A 3-month SPI reflects short- and medium-term moisture conditions and provides a seasonal estimation of precipitation. In primary agricultural regions, a 3-month SPI might be more applicable in highlighting available moisture conditions than the slow-responding Palmer Index. A 3-month SPI at the end of August in the U.S. Corn Belt would capture precipitation trends during the important reproductive and early grain-filling stages for both corn and soybeans. Meanwhile, the 3-month SPI at the end of May gives an indication of soil moisture conditions as the growing season begins.
It is important to compare the 3-month SPI with longer time scales. A relatively normal 3-month period could occur in the middle of a longer-term drought that would only be visible at longer time scales. A good example of this can be illustrated by the four Climate Divisions in southeastern Nebraska. The 3-month SPI for the end of March 1996 showed these Climate Divisions in the “near normal” category, largely because of above-normal precipitation in January 1996.
However, dry conditions across this region began in June 1995, and can be seen in the 6-month SPI for the end of March 1996. Looking at longer time scales, as in this example, would prevent a misinterpretation that any “drought” might be over.

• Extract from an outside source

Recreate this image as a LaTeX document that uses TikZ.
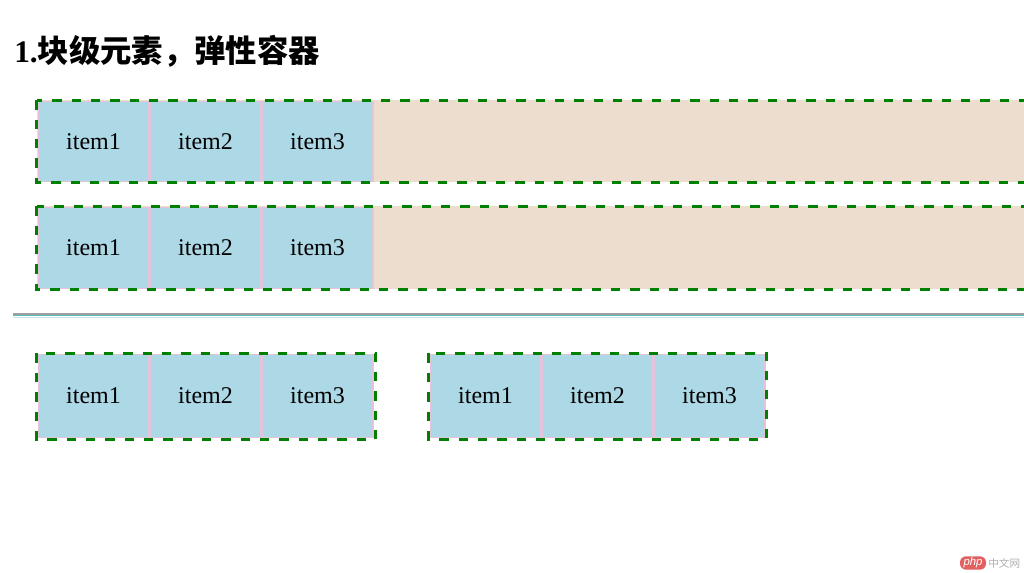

As with the 1-month SPI, the 3-month SPI may be misleading in regions where it is normally dry during that 3-month period. Large negative or positive SPIs may be associated with precipitation totals not very different from the mean. This caution can be demonstrated with the Mediterranean climate of California, where very little rain falls from April to September (see climographs for Los Angeles, San Francisco, and Fresno). Thus, a 3-month SPI for the end of August in any Climate Division in California will compare the historic precipitation totals for June–July–August. Because this is a time period with little rain, these historic totals will be small and relatively small deviations on either side of the mean could have large negative or positive SPIs.